I told you, it’s not very original. Brian Garfield said, “Webb’s script, arguably his poorest, leaves few clichés unturned.” And he described Douglas’s direction as “listless”. Dennis Schwartz agreed about writer Webb but not about director Douglas: “Though the routine screenplay by James R. Webb is nothing to do a war dance over, the superb direction by Gordon Douglas … is something to get excited by”. Actually, I don’t mind the picture. Although I thought Madison was a bit on the bland side, most of it nips along nicely. There is also some great location shooting by DP J Peverell Marley (of The Left-Handed Gun fame). The New York Times reviewer said of the 3D, “This is especially striking in panoramic shots from craggy mountainsides, or in sweeping vistas of vast mesas.” I’d like to see it that way. The NYT critic added, “But while these panchromatic scenes are pleasing to the eye, it is obvious that the producers were more concerned with hurling such assorted and deadly missiles as knives, arrows, spears, tomahawks and furniture at the customers.”

 

If you like your Westerns big, colorful and noisy, with many old favorites in the plot, you’ll enjoy this one. And it’s a funny thing about Westerns: one person’s tired old cliché is another’s comfortably familiar convention.

 

 

Well, that’s that for Season 1 of The Westerns of 1953. Season 2 will be back in the fall.

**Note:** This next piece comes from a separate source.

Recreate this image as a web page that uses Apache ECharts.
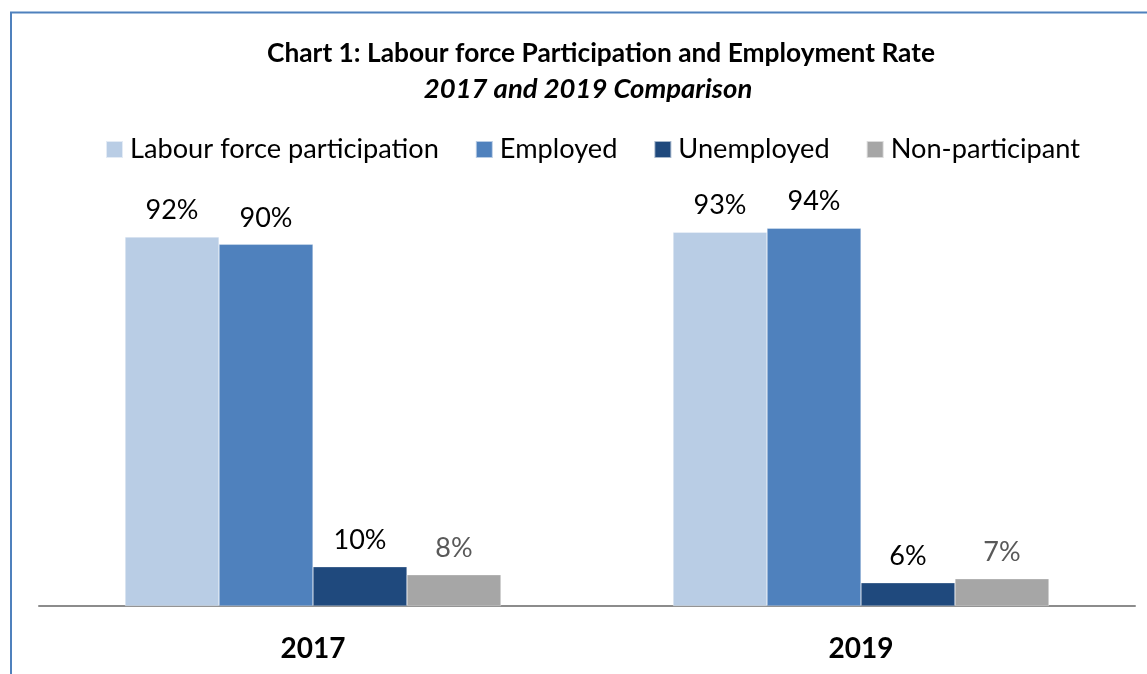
<!DOCTYPE html>
<html>
<head>
<meta charset="utf-8">
<style>
  html, body { margin: 0; padding: 0; background: #fff; }
  #chart { width: 1147px; height: 674px; }
</style>
<script src="https://cdn.jsdelivr.net/npm/echarts@6/dist/echarts.min.js"></script>
</head>
<body>
<div id="chart"></div>
<script>
const categories = ['2017', '2019'];
const seriesNames = ['Labour force participation', 'Employed', 'Unemployed', 'Non-participant'];
const labourForce = [92.0, 93.2];
const employed = [90.2, 94.2];
const unemployed = [9.8, 5.8];
const nonParticipant = [7.8, 6.8];

const colors = ['#B9CDE5', '#4F81BD', '#1F497D', '#A6A6A6'];
const labelColors = ['#000000', '#000000', '#000000', '#595959'];
const values = [labourForce, employed, unemployed, nonParticipant];
const FONT = 'Lato, "Open Sans", sans-serif';

const chart = echarts.init(document.getElementById('chart'));
chart.setOption({
  animation: false,
  backgroundColor: '#ffffff',
  title: [
    {
      text: 'Chart 1: Labour force Participation and Employment Rate',
      left: 596, top: 36, textAlign: 'center',
      textStyle: { fontFamily: FONT, fontSize: 26.3, fontWeight: 'bold', color: '#000' }
    },
    {
      text: '2017 and 2019 Comparison',
      left: 583, top: 71, textAlign: 'center',
      textStyle: { fontFamily: FONT, fontSize: 27.5, fontWeight: 'bold', fontStyle: 'italic', color: '#000' }
    }
  ],
  legend: {
    top: 131,
    left: 100,
    itemWidth: 17,
    itemHeight: 17,
    itemGap: 36,
    icon: 'rect',
    textStyle: { fontFamily: FONT, fontSize: 27.2, color: '#000', padding: [0, 0, 0, 2] },
    data: seriesNames
  },
  grid: { left: 39, right: 12, top: 205, bottom: 68, containLabel: false },
  xAxis: {
    type: 'category',
    data: categories,
    axisLine: { show: true, lineStyle: { color: '#8C8C8C', width: 2 } },
    axisTick: { show: false },
    axisLabel: { margin: 29, fontFamily: FONT, fontSize: 28, fontWeight: 'bold', color: '#000' }
  },
  yAxis: {
    type: 'value', min: 0, max: 100,
    show: false,
    splitLine: { show: false }
  },
  series: seriesNames.map((name, i) => ({
    name: name,
    type: 'bar',
    data: values[i],
    barGap: '0%',
    barCategoryGap: '31.4%',
    itemStyle: { color: colors[i], borderColor: 'rgba(255,255,255,0.6)', borderWidth: 0.5 },
    label: {
      show: true,
      position: 'top',
      distance: 13,
      formatter: p => Math.round(p.value) + '%',
      fontFamily: FONT,
      fontSize: 27,
      color: labelColors[i]
    }
  })),
  graphic: [
    {
      type: 'polyline',
      shape: { points: [[11, 674], [11, 12.5], [1147, 12.5]] },
      style: { stroke: '#4F81BD', lineWidth: 2, fill: null },
      z: 100
    }
  ]
});
</script>
</body>
</html>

Bet you can’t wait.

One Response

  1. You forgot the fabulous soundtrack, specifically the fantastic theme music of Max Steiner. It is the standout item of the film: a simple variation of a cliched Indian-war party march pushed into a rousing military march, wonderful……and as a very, very little kid, watching reruns of The Adventures of Wild Bill Hitchcock, I so enjoyed watching Guy Madison, as wooden as an “Indian” in a tobacco store, but still great to me. Funny, Clint Walker said Gordon Douglas was his favorite director. All in all, worth the watch, if for nostalgia alone. Hurrah for the ’50’s!